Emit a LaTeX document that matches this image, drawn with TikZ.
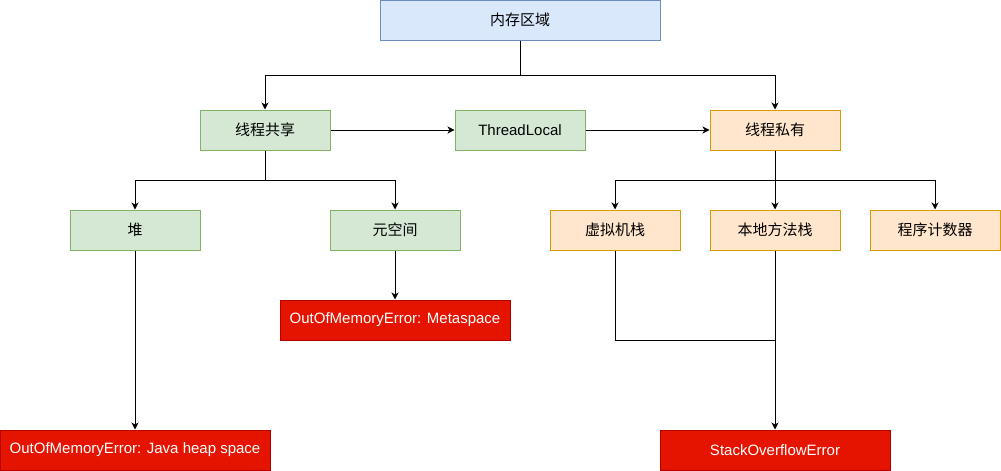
\documentclass[tikz,border=0pt]{standalone}
\usepackage{fontspec}
\setmainfont{Liberation Sans}
\newfontfamily\cjk{Noto Sans CJK SC}
\usetikzlibrary{arrows.meta}

\definecolor{blueFill}{HTML}{DAE8FC}
\definecolor{blueLine}{HTML}{6C8EBF}
\definecolor{greenFill}{HTML}{D5E8D4}
\definecolor{greenLine}{HTML}{82B366}
\definecolor{orangeFill}{HTML}{FFE6CC}
\definecolor{orangeLine}{HTML}{D79B00}
\definecolor{redFill}{HTML}{E51400}
\definecolor{redLine}{HTML}{B20000}

\tikzset{
    box/.style={draw, line width=1pt, minimum width=130pt, minimum height=40pt, inner sep=0pt,
                font=\fontsize{15}{17}\selectfont},
    topbox/.style={box, fill=blueFill, draw=blueLine, minimum width=280pt},
    shared/.style={box, fill=greenFill, draw=greenLine},
    private/.style={box, fill=orangeFill, draw=orangeLine},
    errbox/.style={box, fill=redFill, draw=redLine, text=white, minimum width=230pt},
    arr/.style={line width=1pt, -{Stealth[length=7pt,width=7pt,inset=2pt]}},
    line/.style={line width=1pt}
}

\begin{document}
\begin{tikzpicture}[x=1pt,y=1pt]
    \useasboundingbox (0,0) rectangle (1001,-471);

    \node[topbox] (mem) at (520,-20) {\cjk 内存区域};

    \node[shared] (share) at (265,-130) {\cjk 线程共享};
    \node[shared] (tl) at (520,-130) {ThreadLocal};
    \node[private] (priv) at (775,-130) {\cjk 线程私有};

    \node[shared] (heap) at (135,-230) {\cjk 堆};
    \node[shared] (meta) at (395,-230) {\cjk 元空间};
    \node[private] (vmstack) at (615,-230) {\cjk 虚拟机栈};
    \node[private] (native) at (775,-230) {\cjk 本地方法栈};
    \node[private] (pc) at (935,-230) {\cjk 程序计数器};

    \node[errbox] (oomMeta) at (395,-320) {OutOfMemoryError: Metaspace};
    \node[errbox, minimum width=270pt] (oomHeap) at (135,-450) {OutOfMemoryError: Java heap space};
    \node[errbox] (soe) at (775,-450) {StackOverflowError};

    \coordinate (join) at (775,-340);

    % top level
    \draw[arr] (mem.south) -- ++(0,-35) -| (share.north);
    \draw[arr] (mem.south) -- ++(0,-35) -| (priv.north);
    \draw[arr] (share) -- (tl);
    \draw[arr] (tl) -- (priv);

    % shared
    \draw[arr] (share.south) -- ++(0,-30) -| (heap.north);
    \draw[arr] (share.south) -- ++(0,-30) -| (meta.north);
    \draw[arr] (heap) -- (oomHeap);
    \draw[arr] (meta) -- (oomMeta);

    % private
    \draw[arr] (priv.south) -- ++(0,-30) -| (vmstack.north);
    \draw[arr] (priv) -- (native);
    \draw[arr] (priv.south) -- ++(0,-30) -| (pc.north);
    \draw[line] (vmstack.south) |- (join);
    \draw[arr] (native) -- (soe);
\end{tikzpicture}
\end{document}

- _Description of the task_
Return exactly what appears from the opening line of the material through the line with "(pc) at (935,-230)", apart from the pictures.

- _Result for this task_
Emit a LaTeX document that matches this image, drawn with TikZ.
\documentclass[tikz,border=0pt]{standalone}
\usepackage{fontspec}
\setmainfont{Liberation Sans}
\newfontfamily\cjk{Noto Sans CJK SC}
\usetikzlibrary{arrows.meta}

\definecolor{blueFill}{HTML}{DAE8FC}
\definecolor{blueLine}{HTML}{6C8EBF}
\definecolor{greenFill}{HTML}{D5E8D4}
\definecolor{greenLine}{HTML}{82B366}
\definecolor{orangeFill}{HTML}{FFE6CC}
\definecolor{orangeLine}{HTML}{D79B00}
\definecolor{redFill}{HTML}{E51400}
\definecolor{redLine}{HTML}{B20000}

\tikzset{
    box/.style={draw, line width=1pt, minimum width=130pt, minimum height=40pt, inner sep=0pt,
                font=\fontsize{15}{17}\selectfont},
    topbox/.style={box, fill=blueFill, draw=blueLine, minimum width=280pt},
    shared/.style={box, fill=greenFill, draw=greenLine},
    private/.style={box, fill=orangeFill, draw=orangeLine},
    errbox/.style={box, fill=redFill, draw=redLine, text=white, minimum width=230pt},
    arr/.style={line width=1pt, -{Stealth[length=7pt,width=7pt,inset=2pt]}},
    line/.style={line width=1pt}
}

\begin{document}
\begin{tikzpicture}[x=1pt,y=1pt]
    \useasboundingbox (0,0) rectangle (1001,-471);

    \node[topbox] (mem) at (520,-20) {\cjk 内存区域};

    \node[shared] (share) at (265,-130) {\cjk 线程共享};
    \node[shared] (tl) at (520,-130) {ThreadLocal};
    \node[private] (priv) at (775,-130) {\cjk 线程私有};

    \node[shared] (heap) at (135,-230) {\cjk 堆};
    \node[shared] (meta) at (395,-230) {\cjk 元空间};
    \node[private] (vmstack) at (615,-230) {\cjk 虚拟机栈};
    \node[private] (native) at (775,-230) {\cjk 本地方法栈};
    \node[private] (pc) at (935,-230) {\cjk 程序计数器};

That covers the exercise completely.